It’s still a small number compared to Australia’s famed Financials (25%) and Materials (20%) sectors. But perhaps we are witnessing the beginning of a structural shift in the Australian business landscape.
Conversely, the trend may only be temporary given the extremely favourable market conditions for growth-oriented technology companies in recent times. Cheap borrowing costs, a COVID induced tech stocks-frenzy and relentless commercial demand for increased productivity and innovation have all been strong tailwinds.
Australia’s “WAAAX stocks” have been the darlings of the Aussie tech movement. Wisetech (Logistics Software), Afterpay (Buy Now, Pay Later), Altium (Electronic Design Software), Appen (Artificial Intelligence) and Xero (Cloud Accounting) are five businesses that have certainly been beneficiaries of this supportive environment.

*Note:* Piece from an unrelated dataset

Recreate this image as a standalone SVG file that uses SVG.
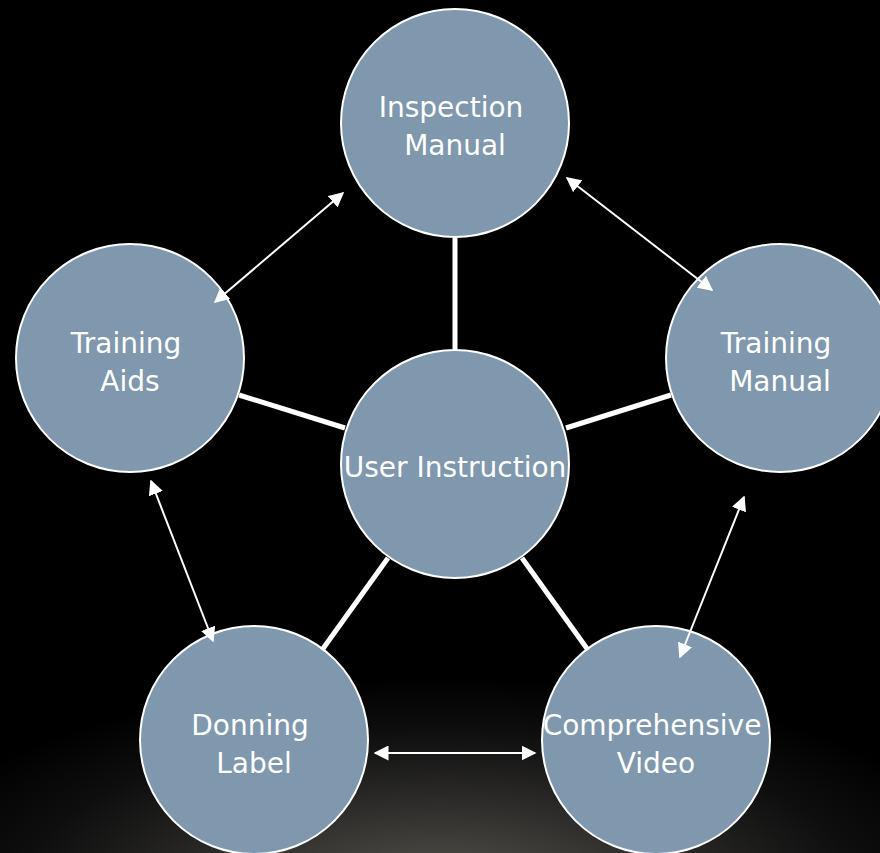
<svg xmlns="http://www.w3.org/2000/svg" width="880" height="853" viewBox="0 0 880 853">
<defs>
<radialGradient id="glow" cx="440" cy="890" r="560" gradientUnits="userSpaceOnUse" gradientTransform="translate(0 890) scale(1 0.38) translate(0 -890)">
<stop offset="0" stop-color="#57544d"/>
<stop offset="0.4" stop-color="#2e2d2b"/>
<stop offset="0.75" stop-color="#0e0e0e"/>
<stop offset="1" stop-color="#000000"/>
</radialGradient>
<marker id="ah" viewBox="0 0 10 10" refX="9" refY="5" markerWidth="7.5" markerHeight="7.5" orient="auto-start-reverse" markerUnits="strokeWidth">
<path d="M0,0 L10,5 L0,10 Z" fill="#ffffff"/>
</marker>
<style>
.node circle{fill:#7f98ad;stroke:#ffffff;stroke-width:2}
.node text{font-family:"DejaVu Sans",Verdana,sans-serif;font-size:28px;fill:#ffffff;text-anchor:middle}
.spoke{stroke:#ffffff;stroke-width:5;fill:none}
.arr{stroke:#ffffff;stroke-width:2;fill:none;marker-start:url(#ah);marker-end:url(#ah)}
</style>
</defs>
<rect x="0" y="0" width="880" height="853" fill="#000000"/>
<rect x="0" y="0" width="880" height="853" fill="url(#glow)"/>
<g id="inspection-manual" class="node">
<circle cx="455" cy="123" r="114"/>
<text x="451" y="117">Inspection</text>
<text x="455" y="155">Manual</text>
</g>
<g id="training-aids" class="node">
<circle cx="130" cy="358" r="114"/>
<text x="126" y="353">Training</text>
<text x="130" y="391">Aids</text>
</g>
<g id="training-manual" class="node">
<circle cx="780" cy="358" r="114"/>
<text x="776" y="353">Training</text>
<text x="780" y="391">Manual</text>
</g>
<g id="user-instruction" class="node">
<circle cx="455" cy="464" r="114"/>
<text x="455" y="477">User Instruction</text>
</g>
<g id="donning-label" class="node">
<circle cx="254" cy="740" r="114"/>
<text x="250" y="735">Donning</text>
<text x="254" y="773">Label</text>
</g>
<g id="comprehensive-video" class="node">
<circle cx="656" cy="740" r="114"/>
<text x="652" y="735">Comprehensive</text>
<text x="656" y="773">Video</text>
</g>
<g id="connectors">
<line class="spoke" x1="455" y1="238" x2="455" y2="349"/>
<line class="spoke" x1="239" y1="395" x2="345" y2="428"/>
<line class="spoke" x1="566" y1="428" x2="671" y2="395"/>
<line class="spoke" x1="388" y1="558" x2="322" y2="650"/>
<line class="spoke" x1="522" y1="558" x2="588" y2="650"/>
<line class="arr" x1="215" y1="302" x2="343" y2="193"/>
<line class="arr" x1="567" y1="178" x2="712" y2="290"/>
<line class="arr" x1="151" y1="481" x2="213" y2="641"/>
<line class="arr" x1="744" y1="497" x2="680" y2="657"/>
<line class="arr" x1="375" y1="753" x2="535" y2="753"/>
</g>
</svg>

No one can dispute that recent performance has been outstanding. However, there are varying views on whether these companies are still worth investing in today, given the very lofty valuations and multiples they are now trading at.
A conventional approach to valuing share prices would have us consider a company’s current price relative to its expected future earnings, in determining whether the share price is over or undervalued.

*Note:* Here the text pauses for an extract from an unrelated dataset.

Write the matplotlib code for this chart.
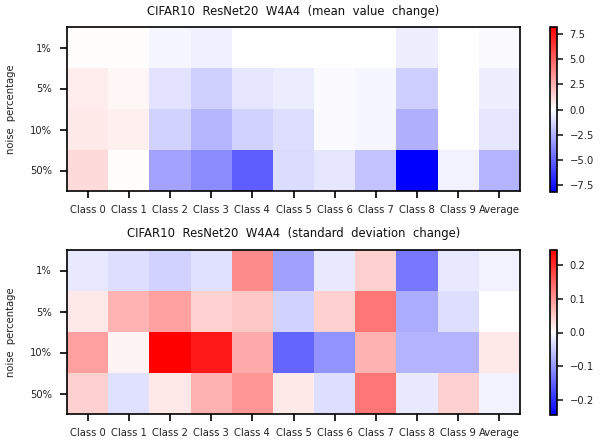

The average IT tech stocks company is currently trading at a PE multiple of 79, while the average company on the ASX 200 is currently trading at a multiple of 20.5. What this effectively tells us is that investors are currently willing to buy shares in tech companies at almost four times the price that they would otherwise pay for another company, with the same level of expected earnings. Based on this chart alone, you certainly couldn’t fault an investor drawing the conclusion that tech stocks may be a touch overpriced.

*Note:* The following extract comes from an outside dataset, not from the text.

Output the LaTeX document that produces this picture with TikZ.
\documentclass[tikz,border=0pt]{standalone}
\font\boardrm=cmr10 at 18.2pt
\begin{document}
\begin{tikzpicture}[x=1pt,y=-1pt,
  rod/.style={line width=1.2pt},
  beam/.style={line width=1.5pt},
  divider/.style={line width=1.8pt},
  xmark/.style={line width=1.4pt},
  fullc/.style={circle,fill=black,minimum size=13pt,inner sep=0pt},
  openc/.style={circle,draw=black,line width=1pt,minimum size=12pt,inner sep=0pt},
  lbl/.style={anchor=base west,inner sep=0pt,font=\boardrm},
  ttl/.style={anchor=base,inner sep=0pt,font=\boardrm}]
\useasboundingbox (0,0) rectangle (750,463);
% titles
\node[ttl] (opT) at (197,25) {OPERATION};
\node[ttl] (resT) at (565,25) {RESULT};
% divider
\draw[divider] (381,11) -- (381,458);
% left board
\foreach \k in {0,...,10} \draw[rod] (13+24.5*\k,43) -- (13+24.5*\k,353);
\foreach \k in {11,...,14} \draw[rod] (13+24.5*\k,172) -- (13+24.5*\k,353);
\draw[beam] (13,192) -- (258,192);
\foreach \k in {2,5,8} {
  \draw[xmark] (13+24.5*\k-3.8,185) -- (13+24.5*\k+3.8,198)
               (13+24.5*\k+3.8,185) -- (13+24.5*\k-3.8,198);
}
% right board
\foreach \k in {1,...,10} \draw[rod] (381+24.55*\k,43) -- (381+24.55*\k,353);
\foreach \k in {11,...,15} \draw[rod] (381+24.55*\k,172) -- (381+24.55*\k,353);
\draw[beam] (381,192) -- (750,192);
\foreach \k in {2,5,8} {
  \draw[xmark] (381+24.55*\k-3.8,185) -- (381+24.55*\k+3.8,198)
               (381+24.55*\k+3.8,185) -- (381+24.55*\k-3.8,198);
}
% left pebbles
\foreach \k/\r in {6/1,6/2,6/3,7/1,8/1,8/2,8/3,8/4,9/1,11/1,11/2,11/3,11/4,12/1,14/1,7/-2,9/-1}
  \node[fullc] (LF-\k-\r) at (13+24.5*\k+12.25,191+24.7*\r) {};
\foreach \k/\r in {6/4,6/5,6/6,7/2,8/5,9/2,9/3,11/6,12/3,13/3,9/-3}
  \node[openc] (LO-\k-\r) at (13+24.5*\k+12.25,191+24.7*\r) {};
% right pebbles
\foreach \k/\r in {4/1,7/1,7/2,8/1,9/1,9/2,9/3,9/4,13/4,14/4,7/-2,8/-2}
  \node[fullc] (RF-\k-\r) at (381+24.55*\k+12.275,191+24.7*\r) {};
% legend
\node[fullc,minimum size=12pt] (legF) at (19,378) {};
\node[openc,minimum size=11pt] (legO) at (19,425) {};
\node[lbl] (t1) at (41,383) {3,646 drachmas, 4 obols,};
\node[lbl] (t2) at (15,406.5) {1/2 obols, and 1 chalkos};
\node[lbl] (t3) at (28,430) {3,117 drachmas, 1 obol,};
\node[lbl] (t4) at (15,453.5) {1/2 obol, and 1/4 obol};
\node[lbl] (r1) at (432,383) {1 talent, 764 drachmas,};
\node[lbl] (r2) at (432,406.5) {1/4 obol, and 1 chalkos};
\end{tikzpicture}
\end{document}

However, Afterpay’s departing CFO, Luke Bortoli, has a different take. In an interview with the Australian Financial Review, Bortoli suggests that such business valuations may be justified. Alluding to Afterpay’s Total Addressable Market (T.A.M.) of $5 trillion in the US and the business’s phenomenal growth trajectory, Bortoli declared “that sort of growth naturally commands a high multiple”. At the time of writing Afterpay’s Price to Earnings, multiple was north of 1000.
Total Addressable Market refers to a tech company’s ‘blue sky’ opportunity, and It goes something like, “if we take over the world, we’ll be worth gazillions.” While T.A.M. may be approximated, the real level of future market share is much harder to ascertain. Unless you have a crystal ball up your sleeve, the future competitive and regulatory landscape can be very difficult to foresee. Particularly for relatively young industries, like the Buy Now, Pay Later industry.
What we do know is that there is no single metric that can identify whether a company is over or undervalued, without consideration of other factors. Unfortunately, there’s no “one measure fits all” solution.
There’s no doubt high growth tech companies need to be part of a properly diversified portfolio, however, backing the trend and really weighing into these new trends has its risks. The FOMO risk, or fear of missing out, has seen many investors pile into these stocks and take overweight portfolio positions. Only time will tell us how this works out.
At Capital Partners we work to take FOMO out of the portfolio equation by taking a disciplined, systematic approach to investing that takes positions in companies that have displayed high profitability, as a number of these WAAAX stocks. However, more distinctively, our process also considers the relative price of potential investments, ensuring that value is captured and that we’re not paying too high a price for past performance.